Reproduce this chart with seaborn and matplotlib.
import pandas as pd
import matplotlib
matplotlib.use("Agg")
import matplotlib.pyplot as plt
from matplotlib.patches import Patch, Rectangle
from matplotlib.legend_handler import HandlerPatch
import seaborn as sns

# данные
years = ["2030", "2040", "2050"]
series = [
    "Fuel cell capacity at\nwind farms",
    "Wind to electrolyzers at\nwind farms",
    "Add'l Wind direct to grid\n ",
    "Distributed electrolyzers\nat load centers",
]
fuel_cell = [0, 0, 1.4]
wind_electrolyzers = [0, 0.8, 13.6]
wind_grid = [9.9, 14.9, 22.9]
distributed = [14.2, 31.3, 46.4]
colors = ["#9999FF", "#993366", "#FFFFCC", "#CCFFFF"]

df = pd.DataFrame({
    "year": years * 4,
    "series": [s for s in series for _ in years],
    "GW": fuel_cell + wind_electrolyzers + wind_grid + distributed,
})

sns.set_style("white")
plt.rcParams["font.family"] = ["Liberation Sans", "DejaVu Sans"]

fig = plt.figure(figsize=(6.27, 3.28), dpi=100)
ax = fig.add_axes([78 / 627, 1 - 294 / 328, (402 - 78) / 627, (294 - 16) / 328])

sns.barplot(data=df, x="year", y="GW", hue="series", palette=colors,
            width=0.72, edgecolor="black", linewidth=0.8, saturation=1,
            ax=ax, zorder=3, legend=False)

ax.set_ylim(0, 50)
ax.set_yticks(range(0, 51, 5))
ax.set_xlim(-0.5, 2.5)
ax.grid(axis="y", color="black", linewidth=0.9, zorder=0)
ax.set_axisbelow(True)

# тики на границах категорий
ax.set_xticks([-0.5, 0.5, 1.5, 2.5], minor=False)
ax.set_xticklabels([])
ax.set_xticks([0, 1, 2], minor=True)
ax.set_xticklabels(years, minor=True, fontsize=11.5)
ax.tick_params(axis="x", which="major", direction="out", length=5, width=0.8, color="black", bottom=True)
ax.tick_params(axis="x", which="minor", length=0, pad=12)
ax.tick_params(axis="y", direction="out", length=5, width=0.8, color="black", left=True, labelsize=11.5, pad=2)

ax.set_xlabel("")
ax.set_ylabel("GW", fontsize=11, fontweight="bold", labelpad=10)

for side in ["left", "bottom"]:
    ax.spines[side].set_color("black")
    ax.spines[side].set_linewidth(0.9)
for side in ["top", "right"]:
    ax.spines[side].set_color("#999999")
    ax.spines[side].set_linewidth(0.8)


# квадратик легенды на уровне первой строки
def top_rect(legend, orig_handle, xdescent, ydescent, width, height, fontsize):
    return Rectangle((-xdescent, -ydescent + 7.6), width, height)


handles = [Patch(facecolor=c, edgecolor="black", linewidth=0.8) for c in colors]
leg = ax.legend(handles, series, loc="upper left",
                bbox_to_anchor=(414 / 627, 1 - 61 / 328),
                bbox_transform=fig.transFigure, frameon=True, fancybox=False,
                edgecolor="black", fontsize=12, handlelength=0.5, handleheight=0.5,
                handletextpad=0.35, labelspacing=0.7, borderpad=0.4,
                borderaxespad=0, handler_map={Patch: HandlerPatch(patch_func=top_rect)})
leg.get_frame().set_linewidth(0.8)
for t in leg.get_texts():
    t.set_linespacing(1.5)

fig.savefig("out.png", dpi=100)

——

* [REQUIRED TASK]: Type out the whole listing above again, exactly as it stands.

* [COMPLETED TASK]:
Reproduce this chart with seaborn and matplotlib.
import pandas as pd
import matplotlib
matplotlib.use("Agg")
import matplotlib.pyplot as plt
from matplotlib.patches import Patch, Rectangle
from matplotlib.legend_handler import HandlerPatch
import seaborn as sns

# данные
years = ["2030", "2040", "2050"]
series = [
    "Fuel cell capacity at\nwind farms",
    "Wind to electrolyzers at\nwind farms",
    "Add'l Wind direct to grid\n ",
    "Distributed electrolyzers\nat load centers",
]
fuel_cell = [0, 0, 1.4]
wind_electrolyzers = [0, 0.8, 13.6]
wind_grid = [9.9, 14.9, 22.9]
distributed = [14.2, 31.3, 46.4]
colors = ["#9999FF", "#993366", "#FFFFCC", "#CCFFFF"]

df = pd.DataFrame({
    "year": years * 4,
    "series": [s for s in series for _ in years],
    "GW": fuel_cell + wind_electrolyzers + wind_grid + distributed,
})

sns.set_style("white")
plt.rcParams["font.family"] = ["Liberation Sans", "DejaVu Sans"]

fig = plt.figure(figsize=(6.27, 3.28), dpi=100)
ax = fig.add_axes([78 / 627, 1 - 294 / 328, (402 - 78) / 627, (294 - 16) / 328])

sns.barplot(data=df, x="year", y="GW", hue="series", palette=colors,
            width=0.72, edgecolor="black", linewidth=0.8, saturation=1,
            ax=ax, zorder=3, legend=False)

ax.set_ylim(0, 50)
ax.set_yticks(range(0, 51, 5))
ax.set_xlim(-0.5, 2.5)
ax.grid(axis="y", color="black", linewidth=0.9, zorder=0)
ax.set_axisbelow(True)

# тики на границах категорий
ax.set_xticks([-0.5, 0.5, 1.5, 2.5], minor=False)
ax.set_xticklabels([])
ax.set_xticks([0, 1, 2], minor=True)
ax.set_xticklabels(years, minor=True, fontsize=11.5)
ax.tick_params(axis="x", which="major", direction="out", length=5, width=0.8, color="black", bottom=True)
ax.tick_params(axis="x", which="minor", length=0, pad=12)
ax.tick_params(axis="y", direction="out", length=5, width=0.8, color="black", left=True, labelsize=11.5, pad=2)

ax.set_xlabel("")
ax.set_ylabel("GW", fontsize=11, fontweight="bold", labelpad=10)

for side in ["left", "bottom"]:
    ax.spines[side].set_color("black")
    ax.spines[side].set_linewidth(0.9)
for side in ["top", "right"]:
    ax.spines[side].set_color("#999999")
    ax.spines[side].set_linewidth(0.8)


# квадратик легенды на уровне первой строки
def top_rect(legend, orig_handle, xdescent, ydescent, width, height, fontsize):
    return Rectangle((-xdescent, -ydescent + 7.6), width, height)


handles = [Patch(facecolor=c, edgecolor="black", linewidth=0.8) for c in colors]
leg = ax.legend(handles, series, loc="upper left",
                bbox_to_anchor=(414 / 627, 1 - 61 / 328),
                bbox_transform=fig.transFigure, frameon=True, fancybox=False,
                edgecolor="black", fontsize=12, handlelength=0.5, handleheight=0.5,
                handletextpad=0.35, labelspacing=0.7, borderpad=0.4,
                borderaxespad=0, handler_map={Patch: HandlerPatch(patch_func=top_rect)})
leg.get_frame().set_linewidth(0.8)
for t in leg.get_texts():
    t.set_linespacing(1.5)

fig.savefig("out.png", dpi=100)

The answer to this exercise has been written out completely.